Beberapa analisis pasar global menunjukkan bahwa rupiah berkemungkinan semakin menguat.
Setelah beberapa waktu nilai tukar rupiah melemah, akhirnya nilai tukar rupiah terhadap dolar Amerika Serikat (AS) mampu menguat, Selasa (11/6/2019). Ada berbagai faktor mengapa rupiah dapat menguat, salah satunya adalah kondisi global mulai mendingin.
Dinginnya kondisi global bukan berarti sengketa dagang antara Amerika Serikat dan China telah selesai. Belum. Pasar global masih mencoba bertahan dari dampak perang dagang tersebut. Fokus pasar saat ini justru condong ke dampak ongkos ekonomi yang ditimbulkan dari sengketa dagang tersebut.
Beberapa analisis pasar global menunjukkan bahwa pasar masih diliputi ketidakpastian.
Baik ekonomi China maupun ekonomi Amerika Serikat, keduanya terkena dampak dari perang dagang yang dilakukan kedua negara. Negara-negara lain yang menjadi bagian dari mata rantai industri global (global industry value chains) juga terkena imbasnya.
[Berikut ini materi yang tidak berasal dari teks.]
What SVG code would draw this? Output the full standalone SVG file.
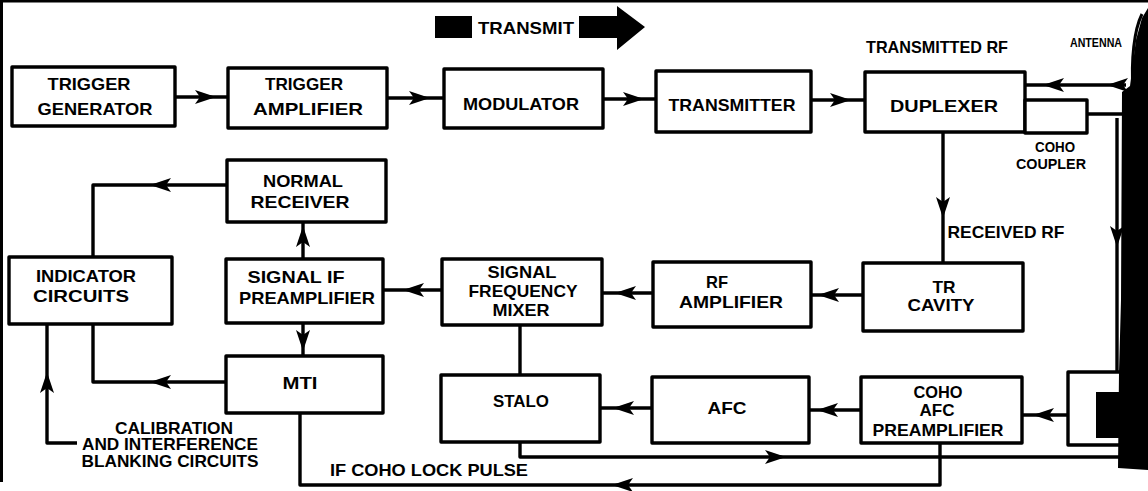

Indikator kegiatan industri di Amerika Serikat seperti Purchasing Manager Index (PMI) mulai terlihat menurun. Selain itu daya serap tenaga kerja (non-farm payroll) juga mulai berkurang. Bahkan kepercayaan konsumen juga mulai melemah.
Seperti yang dilansir dari cnbcindonesia.com, bahwa di pasar obligasi sendiri telah terlihat. dapat diketahui dari selisih yield obligasi pemerintah Amerika Serikat tenor 10 tahun dan 3 bulan menjadi negatif, atau dengan kurva imbal hasil ‘inverted’.
Selama ini memang kurva imbal hasil yang inverted sering dijadikan indikasi melemahnya ekonomi ke depan, bahkan masuk ke resesi.
Ekspektasi melemahnya ekonomi Amerika Serikat ke depanternyata diterjemahkan di pasar futures. Futures Fed Funds Rate untuk akhir tahun 2019 turun ke 1,76% di atas Fed Funds Effective Rate atau suku bunga Overnight yang diperdagangkan pasar uang, yang saat ini di 2,37%.
Dikutip dari CNBC Indonesia, Nanang Hendarsah selaku Kepala Departemen Pengelolaan Moneter BI menjelaskan indikasi penurunan suku bunga the Fed. Ia menjelaskan bahwa adanya selisis antara future market dan suku bunga overnight mengindikasi penurunan suku bunga kebijakan the Fed.
“Dengan selisih antara future market dan suku bunga overnight yang diperdagangkan di pasar uang sebesar 50 bps, mengindikasi pasar berekspektasi suku bunga kebijakan the Fed akan turun dua kali selama semester dua 2019,” ungkap Nanang Hendarsah, Rabu (11/6/2019).
Yield obligasi pemerintah Amerika Serikat 10 tahun saat ini sudah turun. Dari 2.45% di awal Mei 2019 ke 2.15%. Bukan hanya di Amerika Serikat saja. Yield obligasi di negara maju lain seperti Jerman, (yield negatif) dan Jepang juga terus menurun. Penurunan tersebut terjadi karena ekspektasi melemahnya ekonomi global.
“Dengan yield obligasi pemerintah Indonesia (SBN) untuk seri benchmark FR 78 saat ini di 7,7% maka spread dengan yield obligasi AS masih cukup lebar sekitar 550 bps, masih cukup menarik untuk dapat menarik arus modal masuk ke pasar obligasi domestik sehingga dapat menopang stabilitas Rupiah,” tutur Nanang sedikit memberikan analisi globalnya.